If Nokia's expectations prove accurate, the diversification should help Nokia to overcome a cyclical slump affecting its mainstream business. In the mobile sector, for example, Nokia reckons its addressable market is worth a meaty €64 billion ($69 billion) this year, but set to grow at a compound annual rate of just 0.4% over the next five. While its mobile "adjacencies" are valued at just €2 billion ($2.2 billion) in 2016, they will grow at a compound annual rate of 23.2% over the same period, says the company.
But the diversification could make Nokia a rival to some of its own telco customers. Operators such as the UK's BT Group plc (NYSE: BT; London: BTA) and Germany's Deutsche Telekom AG (NYSE: DT) have also been trying to address the network needs of the enterprise, providing similar services to those Nokia describes. In future, there is a possibility these telcos find themselves competing against the Finnish vendor for new business.

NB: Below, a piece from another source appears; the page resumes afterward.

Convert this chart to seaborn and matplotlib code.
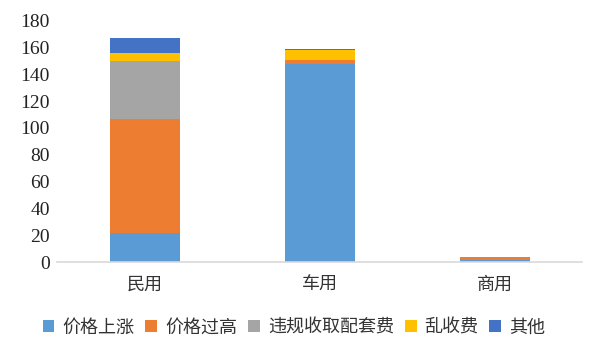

Elhage insists that Nokia has no intention of going head to head against its customers. Indeed, he believes the focus on new vertical markets gives telcos an opportunity to partner with Nokia on enterprise and public sector projects. In the government sector, for instance, Nokia could deploy and manage new public-safety systems on top of an operator's existing 4G network. That public-safety market will grow by 48% between now and 2020, reckons Elhage.
A sweet spot could be addressing the needs of enterprises with multinational needs. As Elhage points out, operators have traditionally struck network agreements with enterprise customers on a per-country basis. But as IT becomes more critical to company fortunes, those networks will need to be managed and developed across a range of geographies. "Operators can do that but at the same time they need us to help them with it," says Elhage.